Source code of charts
"""
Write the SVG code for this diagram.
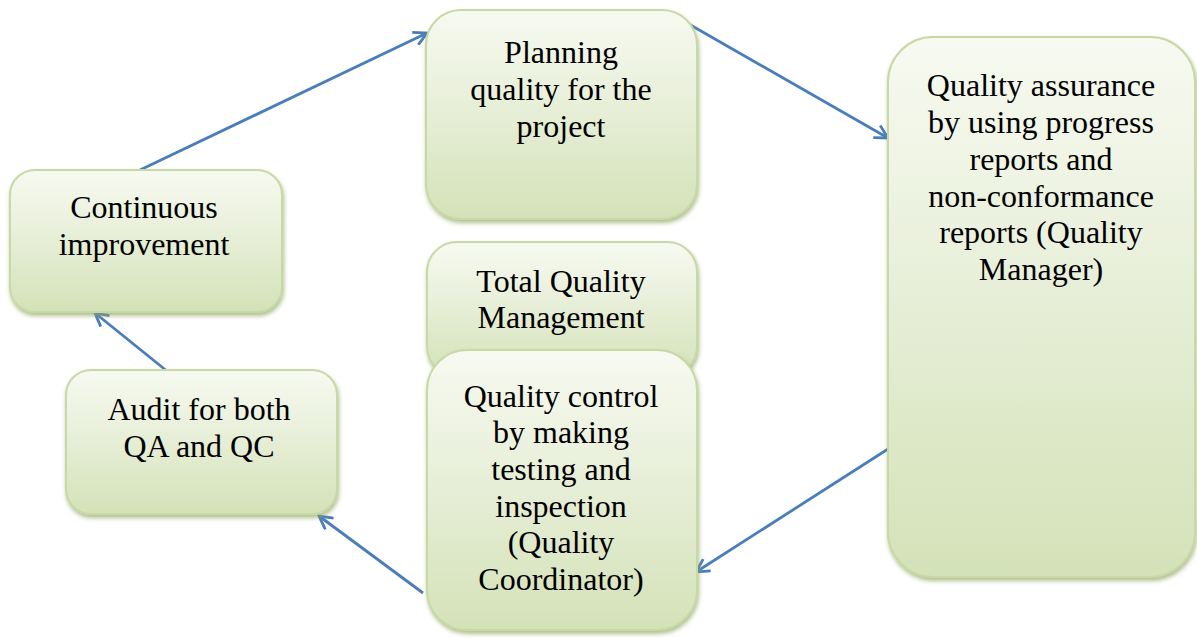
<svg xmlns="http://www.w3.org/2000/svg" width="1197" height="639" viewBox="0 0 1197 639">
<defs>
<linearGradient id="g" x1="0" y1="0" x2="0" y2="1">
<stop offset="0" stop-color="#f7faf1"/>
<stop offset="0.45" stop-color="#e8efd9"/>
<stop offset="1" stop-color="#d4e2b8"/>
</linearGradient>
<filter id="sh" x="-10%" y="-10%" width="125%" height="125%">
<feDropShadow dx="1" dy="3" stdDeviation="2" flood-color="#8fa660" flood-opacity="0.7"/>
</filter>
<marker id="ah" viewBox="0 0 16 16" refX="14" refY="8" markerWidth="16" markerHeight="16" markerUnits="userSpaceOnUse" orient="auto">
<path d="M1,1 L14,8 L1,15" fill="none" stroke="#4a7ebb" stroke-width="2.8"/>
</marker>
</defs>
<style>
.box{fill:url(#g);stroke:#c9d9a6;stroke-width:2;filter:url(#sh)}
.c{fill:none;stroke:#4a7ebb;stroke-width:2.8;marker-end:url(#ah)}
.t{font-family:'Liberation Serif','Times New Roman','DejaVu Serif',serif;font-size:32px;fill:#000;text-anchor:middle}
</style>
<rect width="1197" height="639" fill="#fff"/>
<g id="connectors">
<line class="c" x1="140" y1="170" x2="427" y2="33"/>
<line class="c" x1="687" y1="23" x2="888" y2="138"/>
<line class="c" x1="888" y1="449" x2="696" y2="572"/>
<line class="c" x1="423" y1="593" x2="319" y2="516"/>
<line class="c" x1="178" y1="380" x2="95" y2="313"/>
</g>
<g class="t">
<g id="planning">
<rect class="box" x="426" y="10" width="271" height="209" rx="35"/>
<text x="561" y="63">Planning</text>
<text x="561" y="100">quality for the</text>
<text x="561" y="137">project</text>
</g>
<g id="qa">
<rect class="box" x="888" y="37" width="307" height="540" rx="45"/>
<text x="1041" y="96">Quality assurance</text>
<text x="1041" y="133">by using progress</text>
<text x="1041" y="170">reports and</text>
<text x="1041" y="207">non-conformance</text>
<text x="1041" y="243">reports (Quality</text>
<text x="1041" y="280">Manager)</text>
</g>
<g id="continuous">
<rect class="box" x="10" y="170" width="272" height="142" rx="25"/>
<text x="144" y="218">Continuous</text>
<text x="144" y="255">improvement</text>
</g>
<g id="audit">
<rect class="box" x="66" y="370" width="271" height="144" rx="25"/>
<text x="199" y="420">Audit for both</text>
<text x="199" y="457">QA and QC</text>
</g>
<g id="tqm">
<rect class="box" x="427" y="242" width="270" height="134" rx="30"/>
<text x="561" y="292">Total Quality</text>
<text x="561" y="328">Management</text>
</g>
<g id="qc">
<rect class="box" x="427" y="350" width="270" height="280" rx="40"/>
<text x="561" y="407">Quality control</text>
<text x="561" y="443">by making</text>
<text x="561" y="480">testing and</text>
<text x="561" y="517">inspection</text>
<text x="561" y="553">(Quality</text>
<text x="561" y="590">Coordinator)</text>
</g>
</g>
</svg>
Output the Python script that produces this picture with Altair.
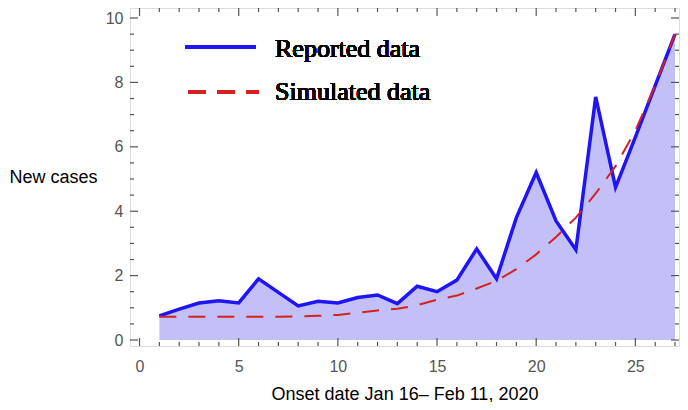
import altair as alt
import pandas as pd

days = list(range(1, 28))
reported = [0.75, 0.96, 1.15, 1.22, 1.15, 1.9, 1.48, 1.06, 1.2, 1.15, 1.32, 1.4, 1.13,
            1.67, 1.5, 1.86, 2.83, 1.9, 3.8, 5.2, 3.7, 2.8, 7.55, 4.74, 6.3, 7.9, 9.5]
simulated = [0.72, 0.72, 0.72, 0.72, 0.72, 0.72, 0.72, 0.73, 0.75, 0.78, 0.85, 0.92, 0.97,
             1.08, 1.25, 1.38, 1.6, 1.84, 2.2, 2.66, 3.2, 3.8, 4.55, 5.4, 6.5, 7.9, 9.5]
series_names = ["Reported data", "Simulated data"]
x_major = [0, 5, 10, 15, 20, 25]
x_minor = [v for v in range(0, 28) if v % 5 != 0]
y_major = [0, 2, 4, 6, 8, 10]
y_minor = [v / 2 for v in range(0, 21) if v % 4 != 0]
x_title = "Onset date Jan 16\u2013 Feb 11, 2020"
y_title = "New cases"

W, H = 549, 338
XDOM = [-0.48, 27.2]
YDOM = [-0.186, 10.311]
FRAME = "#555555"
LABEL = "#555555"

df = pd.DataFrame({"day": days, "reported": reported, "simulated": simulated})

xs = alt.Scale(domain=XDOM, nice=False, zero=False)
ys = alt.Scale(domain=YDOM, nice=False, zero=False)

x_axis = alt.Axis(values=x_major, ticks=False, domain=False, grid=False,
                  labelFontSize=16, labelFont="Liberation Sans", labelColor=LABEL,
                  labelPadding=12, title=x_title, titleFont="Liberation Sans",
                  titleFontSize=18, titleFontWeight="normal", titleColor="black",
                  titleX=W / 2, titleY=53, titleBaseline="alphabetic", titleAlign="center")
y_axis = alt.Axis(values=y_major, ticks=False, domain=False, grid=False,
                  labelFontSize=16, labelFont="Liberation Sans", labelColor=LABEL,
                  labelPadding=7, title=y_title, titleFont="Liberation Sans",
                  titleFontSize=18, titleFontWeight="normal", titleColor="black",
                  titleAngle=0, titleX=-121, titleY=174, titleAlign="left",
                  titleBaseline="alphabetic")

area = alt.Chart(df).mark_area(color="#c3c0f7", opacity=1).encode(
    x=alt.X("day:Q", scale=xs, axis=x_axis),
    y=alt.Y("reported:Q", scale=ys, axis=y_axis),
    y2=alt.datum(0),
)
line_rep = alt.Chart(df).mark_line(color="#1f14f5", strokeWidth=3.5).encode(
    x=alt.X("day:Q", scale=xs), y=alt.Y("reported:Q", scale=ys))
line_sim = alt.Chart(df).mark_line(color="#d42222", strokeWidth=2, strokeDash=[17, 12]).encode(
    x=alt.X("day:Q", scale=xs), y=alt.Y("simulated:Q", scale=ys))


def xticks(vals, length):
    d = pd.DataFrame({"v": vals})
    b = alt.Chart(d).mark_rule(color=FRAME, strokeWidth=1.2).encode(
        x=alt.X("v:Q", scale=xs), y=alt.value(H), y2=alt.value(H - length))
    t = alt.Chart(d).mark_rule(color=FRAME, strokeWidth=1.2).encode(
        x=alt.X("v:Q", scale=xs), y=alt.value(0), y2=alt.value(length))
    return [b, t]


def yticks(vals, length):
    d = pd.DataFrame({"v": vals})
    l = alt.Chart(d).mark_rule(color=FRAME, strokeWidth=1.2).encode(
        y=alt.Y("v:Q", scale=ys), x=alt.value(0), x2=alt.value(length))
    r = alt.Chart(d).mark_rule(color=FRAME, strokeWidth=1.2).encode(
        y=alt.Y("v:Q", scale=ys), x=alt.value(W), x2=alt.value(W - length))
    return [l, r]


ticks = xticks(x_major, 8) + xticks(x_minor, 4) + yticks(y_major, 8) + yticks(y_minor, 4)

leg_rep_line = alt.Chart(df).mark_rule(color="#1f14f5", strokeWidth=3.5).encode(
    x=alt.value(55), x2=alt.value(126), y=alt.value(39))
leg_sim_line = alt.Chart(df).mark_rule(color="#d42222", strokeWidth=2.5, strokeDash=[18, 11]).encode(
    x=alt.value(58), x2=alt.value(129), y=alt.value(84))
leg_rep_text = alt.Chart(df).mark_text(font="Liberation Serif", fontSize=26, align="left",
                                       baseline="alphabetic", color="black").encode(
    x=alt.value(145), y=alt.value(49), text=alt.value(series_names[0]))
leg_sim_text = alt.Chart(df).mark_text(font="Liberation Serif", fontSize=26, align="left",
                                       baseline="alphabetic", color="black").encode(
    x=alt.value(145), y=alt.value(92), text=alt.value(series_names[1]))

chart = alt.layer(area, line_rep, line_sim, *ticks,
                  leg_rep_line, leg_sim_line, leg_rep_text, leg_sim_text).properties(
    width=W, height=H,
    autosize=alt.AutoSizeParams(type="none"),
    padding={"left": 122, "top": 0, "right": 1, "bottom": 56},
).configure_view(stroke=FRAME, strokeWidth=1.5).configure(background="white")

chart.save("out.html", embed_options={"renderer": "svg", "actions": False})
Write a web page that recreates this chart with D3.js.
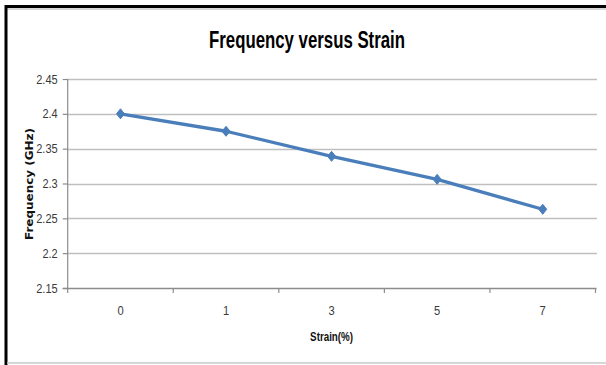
"""
REQUIRED WORK:
Take the lines from the one holding "Output the Python" to the one holding "import pandas as pd", both lines included, and give them again exactly, with no pictures.

ANSWER IN FULL:
Output the Python script that produces this picture with Altair.
import altair as alt
import pandas as pd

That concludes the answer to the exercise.